EUR/USD traded in a tight range just below 1.0600 during the European morning following Thursday's bounce. The bulls continued to have the upper hand on Friday, awaiting the U.S. jobs report for February and a speech from ECB President Christine Lagarde.

However, Lagarde is unlikely to comment on the policy outlook later in the day as the ECB is already in a 'quiet period'.

Inflation concerns and Fed Chairman Powell's hawkish testimony made EUR/USD bears hopeful, with the U.S. dollar index oscillating above 105.20 after a gradual adjustment. Upbeat U.S. non-farm payrolls could further strengthen dollar bulls. Tonight's US non-farm payrolls data will provide clearer guidance.


Sterling was one of the best-performing currencies on Thursday, rising 0.67 percent to $1.1922 after falling to a more than three-month low of $1.1801 on Wednesday.

During the European morning on Friday, GBP/USD attracted some buyers and climbed to a three-day high around 1.1950 in response to better-than-expected UK monthly GDP data.

Earlier, the Office for National Statistics announced that the real gross domestic product increased by 0.3% in January, exceeding market expectations of 0.1%, while manufacturing production and industrial production contracted by 0.4% and 0.3% respectively during the same period. This largely offset disappointing manufacturing and industrial production data from the UK, which in turn was seen as providing some support to the pound. In addition, the continued pullback in the US dollar from three-month lows also provided additional support for GBP/USD.

However, traders are likely to avoid aggressive bullish bets around GBP/USD and position for a recovery from the 1.1800 mark this week, or a fresh year-to-date low ahead of the US national jobs report.
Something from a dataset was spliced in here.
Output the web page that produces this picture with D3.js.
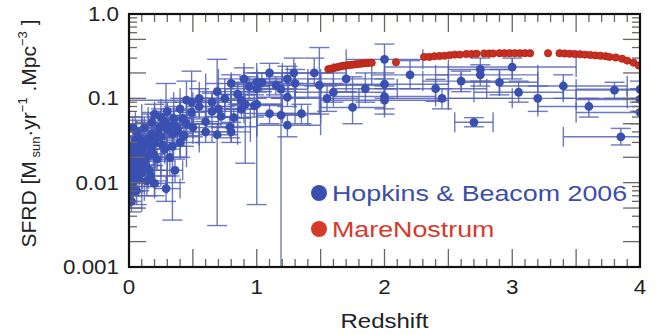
<!DOCTYPE html>
<html><head><meta charset="utf-8">
<script src="https://cdn.jsdelivr.net/npm/d3@7"></script>
<style>body{margin:0;background:#fff} svg{display:block}</style>
</head><body>
<svg id="c" width="670" height="334"></svg>
<script>
// ---------- data ----------
const xTickValues = [0, 1, 2, 3, 4];
const xTickLabels = ["0", "1", "2", "3", "4"];
const yTickValues = [0.001, 0.01, 0.1, 1];
const yTickLabels = ["0.001", "0.01", "0.1", "1.0"];
const legendLabels = ["Hopkins & Beacom 2006", "MareNostrum"];
const xTitle = "Redshift";

// MareNostrum simulation
const mareZ = [1.56,1.58,1.60,1.62,1.64,1.66,1.68,1.70,1.72,1.74,1.76,1.78,1.80,1.82,1.84,1.86,1.88,1.90,
  2.09,2.31,2.35,2.39,2.43,2.47,2.51,2.55,2.59,2.64,2.68,2.72,2.78,2.82,2.85,2.90,2.94,2.98,3.02,3.06,3.10,3.14,
  3.28,3.37,3.41,3.45,3.49,3.53,3.57,3.61,3.65,3.69,3.73,3.76,3.81,3.86,3.90,3.95,3.99];
const mareSfrd = [0.222,0.225,0.228,0.232,0.236,0.240,0.243,0.245,0.248,0.250,0.252,0.254,0.256,0.258,0.260,0.262,0.264,0.265,
  0.268,0.310,0.310,0.315,0.318,0.320,0.325,0.330,0.330,0.335,0.335,0.338,0.340,0.340,0.340,0.343,0.343,0.343,0.343,0.343,0.343,0.343,
  0.343,0.343,0.340,0.338,0.335,0.333,0.330,0.327,0.323,0.320,0.316,0.310,0.305,0.295,0.280,0.265,0.245];

// Hopkins & Beacom 2006 compilation: [z, sfrd, zMin, zMax, sfrdMin, sfrdMax]
const hbPoints = [
  [0.01,0.012,0.00,0.03,0.009,0.016],[0.02,0.016,0.00,0.05,0.012,0.021],[0.02,0.009,0.00,0.04,0.007,0.012],
  [0.03,0.020,0.00,0.10,0.015,0.026],[0.01,0.014,0.00,0.02,0.010,0.019],[0.03,0.010,0.00,0.06,0.007,0.014],
  [0.04,0.013,0.00,0.08,0.010,0.017],[0.05,0.017,0.00,0.10,0.013,0.022],[0.025,0.025,0.00,0.05,0.020,0.030],
  [0.015,0.0075,0.00,0.03,0.005,0.011],[0.05,0.011,0.00,0.10,0.008,0.015],[0.02,0.006,0.00,0.10,0.0045,0.008],
  [0.01,0.019,0.00,0.04,0.008,0.030],[0.04,0.028,0.00,0.12,0.020,0.036],[0.06,0.022,0.00,0.15,0.016,0.030],
  [0.07,0.019,0.02,0.12,0.014,0.025],[0.08,0.015,0.03,0.15,0.011,0.020],[0.10,0.024,0.05,0.15,0.019,0.030],
  [0.12,0.018,0.05,0.20,0.014,0.023],[0.10,0.013,0.00,0.20,0.009,0.018],[0.14,0.028,0.08,0.20,0.022,0.036],
  [0.15,0.021,0.10,0.20,0.016,0.027],[0.15,0.033,0.05,0.25,0.025,0.042],[0.14,0.0105,0.00,0.30,0.007,0.015],
  [0.20,0.0098,0.10,0.30,0.007,0.014],[0.12,0.030,0.05,0.20,0.024,0.037],[0.17,0.025,0.10,0.25,0.019,0.032],
  [0.18,0.038,0.10,0.30,0.030,0.048],[0.20,0.029,0.10,0.30,0.022,0.038],[0.22,0.019,0.15,0.30,0.014,0.025],
  [0.25,0.035,0.20,0.30,0.027,0.045],[0.24,0.045,0.10,0.35,0.035,0.058],[0.34,0.038,0.20,0.50,0.028,0.050],
  [0.38,0.041,0.30,0.45,0.032,0.052],[0.34,0.027,0.20,0.45,0.0036,0.040],[0.36,0.014,0.30,0.42,0.010,0.019],
  [0.29,0.0085,0.20,0.40,0.006,0.012],[0.22,0.037,0.15,0.30,0.029,0.047],[0.30,0.043,0.20,0.40,0.034,0.055],
  [0.38,0.044,0.30,0.50,0.035,0.056],[0.28,0.052,0.20,0.35,0.040,0.065],[0.25,0.060,0.15,0.35,0.045,0.075],
  [0.30,0.070,0.20,0.40,0.055,0.090],[0.08,0.034,0.00,0.20,0.026,0.045],[0.12,0.045,0.00,0.25,0.033,0.060],
  [0.18,0.052,0.05,0.30,0.040,0.068],[0.06,0.040,0.00,0.15,0.030,0.055],[0.28,0.025,0.15,0.40,0.018,0.034],
  [0.40,0.030,0.25,0.55,0.020,0.045],[0.32,0.020,0.20,0.45,0.012,0.030],[0.16,0.014,0.05,0.30,0.010,0.020],
  [0.05,0.032,0.00,0.10,0.025,0.040],[0.09,0.027,0.02,0.18,0.020,0.034],[0.11,0.021,0.05,0.20,0.016,0.028],
  [0.13,0.016,0.05,0.25,0.011,0.022],[0.19,0.022,0.10,0.28,0.016,0.030],[0.21,0.033,0.12,0.30,0.025,0.044],
  [0.26,0.028,0.18,0.35,0.020,0.038],[0.08,0.011,0.00,0.15,0.008,0.015],[0.06,0.008,0.00,0.12,0.0055,0.011],
  [0.17,0.012,0.10,0.25,0.009,0.016],[0.35,0.048,0.25,0.45,0.036,0.062],[0.43,0.036,0.30,0.55,0.027,0.048],
  [0.03,0.045,0.00,0.10,0.035,0.060],[0.20,0.065,0.10,0.30,0.050,0.085],
  [0.45,0.095,0.00,0.90,0.060,0.160],[0.29,0.050,0.15,0.45,0.025,0.150],[0.35,0.058,0.20,0.50,0.040,0.080],
  [0.49,0.068,0.40,0.60,0.050,0.090],[0.60,0.053,0.50,0.70,0.040,0.070],[0.60,0.040,0.40,0.80,0.030,0.050],
  [0.69,0.037,0.55,0.85,0.0031,0.050],[0.72,0.061,0.60,0.85,0.045,0.080],[0.82,0.059,0.70,0.95,0.045,0.075],
  [0.79,0.046,0.60,1.00,0.034,0.060],[0.80,0.040,0.65,0.95,0.030,0.052],[0.45,0.050,0.30,0.60,0.040,0.063],
  [0.42,0.058,0.35,0.50,0.045,0.072],[0.50,0.045,0.40,0.60,0.035,0.057],[0.55,0.080,0.45,0.65,0.060,0.100],
  [0.55,0.100,0.40,0.70,0.080,0.130],[0.65,0.090,0.50,0.80,0.070,0.115],[0.70,0.075,0.60,0.80,0.060,0.095],
  [0.75,0.100,0.60,0.90,0.080,0.130],[0.85,0.112,0.70,1.00,0.085,0.145],[0.88,0.095,0.75,1.00,0.075,0.120],
  [0.88,0.074,0.75,1.00,0.058,0.095],[0.91,0.085,0.80,1.00,0.017,0.110],[0.49,0.090,0.35,0.65,0.050,0.210],
  [0.69,0.120,0.55,0.85,0.070,0.290],[0.80,0.150,0.60,1.00,0.110,0.190],[0.90,0.170,0.70,1.20,0.120,0.230],
  [0.65,0.070,0.45,0.85,0.050,0.100],[0.40,0.075,0.25,0.55,0.055,0.100],
  [1.24,0.170,1.00,1.50,0.120,0.240],[1.29,0.200,1.00,1.60,0.150,0.300],[1.49,0.143,1.00,2.00,0.065,0.400],
  [1.60,0.118,1.30,2.00,0.090,0.150],[1.75,0.078,1.50,2.00,0.050,0.180],[1.24,0.103,1.00,1.50,0.080,0.130],
  [1.24,0.048,1.00,1.50,0.035,0.065],[1.35,0.066,1.20,1.50,0.050,0.085],[1.10,0.066,0.90,1.30,0.050,0.085],
  [1.15,0.143,1.00,1.30,0.110,0.180],[1.19,0.128,1.00,1.40,0.100,0.160],[1.00,0.155,0.80,1.20,0.120,0.200],
  [1.04,0.155,0.90,1.20,0.120,0.200],[1.00,0.130,0.75,1.25,0.100,0.165],[0.94,0.138,0.80,1.10,0.100,0.180],
  [0.98,0.082,0.80,1.20,0.060,0.110],[1.00,0.085,0.80,1.20,0.0055,0.120],[1.19,0.063,1.00,1.40,0.0009,0.100],
  [1.45,0.200,1.20,1.70,0.140,0.300],[1.70,0.170,1.40,2.00,0.120,0.250],[1.85,0.130,1.60,2.10,0.090,0.200],
  [1.55,0.100,1.30,1.80,0.070,0.140],[1.30,0.150,1.10,1.50,0.100,0.220],[1.10,0.200,0.90,1.30,0.150,0.260],
  [2.00,0.290,1.70,2.30,0.170,0.440],[2.00,0.147,1.50,2.50,0.100,0.200],[2.00,0.105,1.60,2.40,0.075,0.140],
  [2.00,0.095,1.50,2.50,0.065,0.130],[2.20,0.190,1.90,2.50,0.130,0.280],[2.40,0.130,2.00,2.80,0.092,0.168],
  [2.75,0.220,2.50,3.00,0.160,0.300],[2.75,0.190,2.40,3.20,0.140,0.250],[2.90,0.155,2.60,3.20,0.110,0.220],
  [3.00,0.235,2.00,3.50,0.170,0.300],[3.05,0.118,2.70,3.40,0.090,0.160],[2.70,0.052,2.55,2.85,0.046,0.059],
  [3.80,0.125,3.40,4.20,0.100,0.155],[3.85,0.035,3.40,4.30,0.028,0.044],[4.00,0.128,3.50,4.50,0.100,0.160],
  [4.00,0.097,3.50,4.50,0.070,0.130],[4.00,0.068,3.50,4.50,0.050,0.090],[3.20,0.100,2.50,3.90,0.070,0.140],
  [2.60,0.160,2.30,2.90,0.120,0.210],[3.40,0.140,2.90,3.90,0.100,0.190],[2.45,0.100,2.00,3.00,0.075,0.130],
  [3.60,0.080,3.20,4.00,0.060,0.100]
];

// ---------- layout ----------
const svg = d3.select("#c");
const x = d3.scaleLinear().domain([0, 4]).range([129, 640]);
const y = d3.scaleLog().domain([0.001, 1]).range([267, 14]);
const X0 = x.range()[0], X1 = x.range()[1], Y0 = y.range()[0], Y1 = y.range()[1];

const blue = "#3a50b0", barBlue = "#5361b6", red = "#c92f20";
const font = "'Liberation Sans', Arial, Helvetica, sans-serif";

svg.append("defs").append("clipPath").attr("id", "clip")
  .append("rect").attr("x", X0).attr("y", Y1).attr("width", X1 - X0).attr("height", Y0 - Y1);

const plot = svg.append("g").attr("clip-path", "url(#clip)");

// error bars
const cap = 10;
const eb = plot.append("g").attr("stroke", barBlue).attr("stroke-width", 1.4).attr("stroke-opacity", 0.85).attr("fill", "none");
hbPoints.forEach(p => {
  const [z, v, z0, z1, v0, v1] = p;
  const cx = x(z), cy = y(v);
  eb.append("line").attr("x1", x(z0)).attr("x2", x(z1)).attr("y1", cy).attr("y2", cy);
  eb.append("line").attr("x1", x(z0)).attr("x2", x(z0)).attr("y1", cy - cap).attr("y2", cy + cap);
  eb.append("line").attr("x1", x(z1)).attr("x2", x(z1)).attr("y1", cy - cap).attr("y2", cy + cap);
  eb.append("line").attr("x1", cx).attr("x2", cx).attr("y1", y(v0)).attr("y2", y(v1));
  eb.append("line").attr("x1", cx - cap).attr("x2", cx + cap).attr("y1", y(v0)).attr("y2", y(v0));
  eb.append("line").attr("x1", cx - cap).attr("x2", cx + cap).attr("y1", y(v1)).attr("y2", y(v1));
});
plot.append("g").selectAll("circle").data(hbPoints).join("circle")
  .attr("cx", d => x(d[0])).attr("cy", d => y(d[1])).attr("r", 4.4).attr("fill", blue);

plot.append("g").selectAll("circle").data(mareZ).join("circle")
  .attr("cx", (d) => x(d)).attr("cy", (d, i) => y(mareSfrd[i])).attr("r", 3.7)
  .attr("fill", red).attr("stroke", "#a51e12").attr("stroke-width", 0.6);

// ---------- ticks ----------
const tickCol = "#6a6660";
const tk = svg.append("g").attr("stroke", tickCol).attr("stroke-width", 1.3);
d3.range(0, 4.001, 0.1).forEach(v => {
  const major = Math.abs(v * 2 - Math.round(v * 2)) < 1e-6;
  const L = major ? 18 : 8;
  tk.append("line").attr("x1", x(v)).attr("x2", x(v)).attr("y1", Y0).attr("y2", Y0 - L);
  tk.append("line").attr("x1", x(v)).attr("x2", x(v)).attr("y1", Y1).attr("y2", Y1 + L);
});
[0.001, 0.01, 0.1].forEach(dec => {
  d3.range(1, 10).forEach(m => {
    const v = dec * m;
    const L = (m === 1 || m === 2 || m === 5) ? 17 : 8;
    tk.append("line").attr("y1", y(v)).attr("y2", y(v)).attr("x1", X0).attr("x2", X0 + L);
    tk.append("line").attr("y1", y(v)).attr("y2", y(v)).attr("x1", X1).attr("x2", X1 - L);
  });
});

// frame
svg.append("rect").attr("x", X0).attr("y", Y1).attr("width", X1 - X0).attr("height", Y0 - Y1)
  .attr("fill", "none").attr("stroke", "#111").attr("stroke-width", 2.2);

// ---------- tick labels ----------
const lab = svg.append("g").attr("font-family", font).attr("font-size", 20).attr("fill", "#222");
xTickValues.forEach((v, i) => {
  lab.append("text").attr("transform", `translate(${x(v)},${Y0 + 27}) scale(1.12,1)`)
    .attr("text-anchor", "middle").text(xTickLabels[i]);
});
yTickValues.forEach((v, i) => {
  lab.append("text").attr("transform", `translate(${X0 - 10},${y(v) + 7}) scale(1.12,1)`)
    .attr("text-anchor", "end").text(yTickLabels[i]);
});

// axis titles
svg.append("text").attr("transform", `translate(${(X0 + X1) / 2},${Y0 + 61}) scale(1.2,1)`)
  .attr("text-anchor", "middle").attr("font-family", font).attr("font-size", 20).attr("fill", "#222").text(xTitle);

const yt = svg.append("text").attr("transform", `translate(36,${(Y0 + Y1) / 2 - 7}) rotate(-90)`)
  .attr("text-anchor", "middle").attr("font-family", font).attr("font-size", 21).attr("fill", "#222");
yt.append("tspan").text("SFRD [M");
yt.append("tspan").attr("font-size", 13).attr("dy", 4).text(" sun");
yt.append("tspan").attr("dy", -4).text("·yr");
yt.append("tspan").attr("font-size", 13).attr("dy", -9).text("−1");
yt.append("tspan").attr("dy", 9).text(" .Mpc");
yt.append("tspan").attr("font-size", 13).attr("dy", -9).text("−3");
yt.append("tspan").attr("dy", 9).text(" ]");

// ---------- legend ----------
const legColors = [blue, "#d63a2a"];
legendLabels.forEach((t, i) => {
  const ly = 193 + i * 36;
  svg.append("circle").attr("cx", 319).attr("cy", ly).attr("r", 8).attr("fill", legColors[i]);
  svg.append("text").attr("transform", `translate(332,${ly + 8}) scale(1.22,1)`)
    .attr("font-family", font).attr("font-size", 22).attr("fill", i === 0 ? "#3b4ea8" : "#d63a2a").text(t);
});
</script>
</body></html>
The closely watched U.S. monthly employment data will be released during the North American morning session and will play a key role in shaping the Fed's policy outlook. This in turn will drive demand for the greenback, giving GBP/USD fresh directional momentum.


USD/JPY fell 0.89% to 136.11 on Thursday. It hit a three-month high of 137.90 on Wednesday.

As expected, the BOJ kept its policy settings unchanged after the last policy meeting chaired by outgoing BOJ Governor Haruhiko Kuroda as domestic demand and wages failed to stimulate inflation in the Japanese economy. At the news conference, Kuroda reiterated that they would not hesitate to ease monetary policy further if necessary, but the comments failed to elicit a meaningful market reaction.

The Bank of Japan is expected to end its long-term yield control policy this year, but will not make major changes this week, according to a Reuters poll of economists.

USD/JPY was marginally higher on the day at 136.49 at time of writing.

USD/CAD extended its weekly gains on Thursday to hit 1.3850, its highest level since October, on Friday before easing back to 1.1830. Canadas unemployment rate is expected to rise to 5.1% in February from 5% in January, with a net change in employment of +10K.

Spot gold took advantage of lower U.S. Treasury yields to climb back above $1,830 on Thursday. London gold was trading in a narrow channel just above $1,830 early Friday.

Bitcoin fell more than 6 percent on Thursday and continued to pull lower early Friday. BTC/USD last tested $20,000, down nearly 2% on the day. Ethereum fell below $1,500, hitting its weakest level in almost two months at $1,392 before recovering slightly above $1,400 on Friday.